A focus of the program has been the working-class neighborhood of Dorchester, where home prices dropped 40 percent between 2005 and 2007, compared with a 20 percent drop statewide, according to research by the Federal Reserve Bank of Boston. Foreclosures and delinquencies there are more than twice the state average, the bank found.
In such neighborhoods, lenders and residents are hurt by evictions, which often leave vacant properties that invite crime and drive down values of neighboring houses, Ms. Hanratty said. “So it’s in the lenders’ interest to get fair market value as quickly as possible, and in the interest of the community to have as little displacement as possible.”
The program is not a solution for all lenders or distressed homeowners. After months of post-foreclosure negotiations with her bank, Ursula Humes, a transit police detective, is waiting for her final 48-hour eviction notice. Her belongings are in boxes.

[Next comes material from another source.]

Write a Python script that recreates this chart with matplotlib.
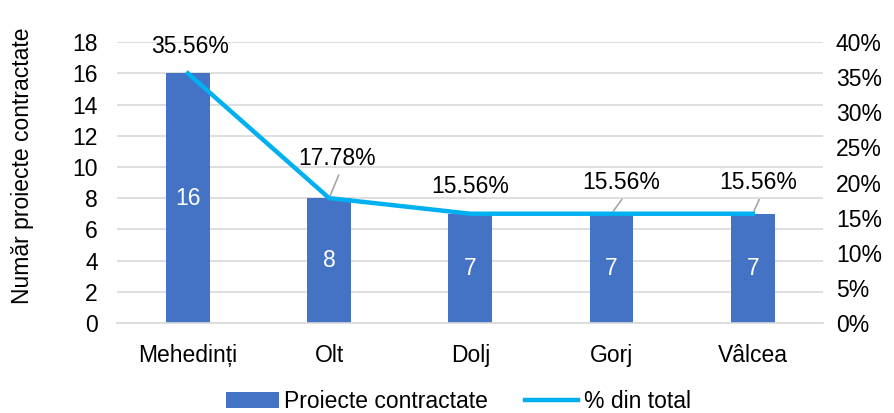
import matplotlib.pyplot as plt
import numpy as np

judete   = ['Mehedinți', 'Olt', 'Dolj', 'Gorj', 'Vâlcea']
proiecte = [16, 8, 7, 7, 7]
procente = [35.56, 17.78, 15.56, 15.56, 15.56]

# label offsets (pixels) for the % labels, and whether a leader line is drawn
offsets = [(2, 27), (8, 40), (0, 27), (10, 31), (5, 31)]
leaders = [False, True, False, True, True]

bar_col  = '#4472C4'
line_col = '#00B0F0'
grid_col = '#D9D9D9'
fs = 16.5

plt.rcParams['font.family'] = ['Liberation Sans', 'DejaVu Sans']

fig = plt.figure(figsize=(8.95, 4.13), dpi=100)
ax = fig.add_axes([0.131, 0.218, 0.789, 0.680])
x = np.arange(len(judete))

bars = ax.bar(x, proiecte, width=0.31, color=bar_col, label='Proiecte contractate', zorder=2)
ax.bar_label(bars, label_type='center', color='white', fontsize=fs)
ax.set_ylim(0, 18)
ax.set_yticks(np.arange(0, 19, 2))
ax.set_xlim(-0.5, len(judete) - 0.5)
ax.set_xticks(x)
ax.set_xticklabels(judete)
ax.grid(axis='y', color=grid_col, linewidth=1.2, zorder=0)
ax.set_axisbelow(True)
for s in ['top', 'left', 'right']:
    ax.spines[s].set_visible(False)
ax.spines['bottom'].set_color(grid_col)
ax.spines['bottom'].set_linewidth(1.2)
ax.tick_params(axis='y', length=0, labelsize=fs, pad=14)
ax.tick_params(axis='x', length=0, labelsize=fs, pad=15)
ax.set_ylabel('Număr proiecte contractate', fontsize=fs)
ax.yaxis.set_label_coords(-0.118, 0.56)

ax2 = ax.twinx()
pct = np.array(procente) / 100
ln, = ax2.plot(x, pct, color=line_col, linewidth=3.2, label='% din total', zorder=3)
ax2.set_ylim(0, 0.4)
ax2.set_yticks(np.arange(0, 0.41, 0.05))
ax2.set_yticklabels([f'{int(round(v*100))}%' for v in np.arange(0, 0.41, 0.05)])
ax2.tick_params(axis='y', length=0, labelsize=fs, pad=9)
for s in ax2.spines.values():
    s.set_visible(False)

for xi, p, off, lead in zip(x, procente, offsets, leaders):
    kw = {}
    if lead:
        kw['arrowprops'] = dict(arrowstyle='-', color='#A6A6A6', lw=1.2,
                                shrinkA=2, shrinkB=2, relpos=(0.55, 0.0))
    ax2.annotate(f'{p:.2f}%', xy=(xi, p / 100), xytext=off,
                 textcoords='offset pixels', ha='center', va='center',
                 fontsize=fs, **kw)

fig.legend(handles=[bars, ln], loc='center', bbox_to_anchor=(0.512, 0.027),
           ncol=2, frameon=False, fontsize=fs, handlelength=2.3,
           columnspacing=1.6, handletextpad=0.26)

fig.savefig('out.png', dpi=100)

Mrs. Humes owed $440,000 on her home; her lender offered to sell it to Boston Community Capital for $260,000. But after assessing Mrs. Hume’s finances, the nonprofit asked for a lower selling price, and the lender refused.
On a recent evening, Mr. Grossman of the Harvard law clinic counseled Mrs. Humes on her options. “This is a case that doesn’t have a happy ending,” Mr. Grossman said.
Mrs. Humes said, “I depleted my retirement account and everything I owned, but I’m still going to lose it.”
Many commercial lenders, similarly, would shy away from such a program because it involves writing mortgages for borrowers who have already defaulted once — a high risk for a small reward.
For other homeowners, though, the program is a rescue at the last possible second. Roberto Velasquez, a building contractor, lost his home to foreclosure last November, owing the lender $550,000. After extensive wrangling, during which his family stayed in the house, he bought it again in March for $280,000, a price he can afford.
On the night after he closed, he joined other members of City Life/Vida Urbana at a foreclosed four-unit building in Dorchester from which most of the tenants had been evicted. A group of artists projected videos on sheets in the windows, showing silhouettes of families re-enacting their last 72 hours before eviction. Garbage filled one of the units. Mr. Velasquez said it hurt to stand amid such loss, but he was jubilant at his own perseverance.
“We’ve been fighting for so long,” he said, “and we win, because we’re still in the house.”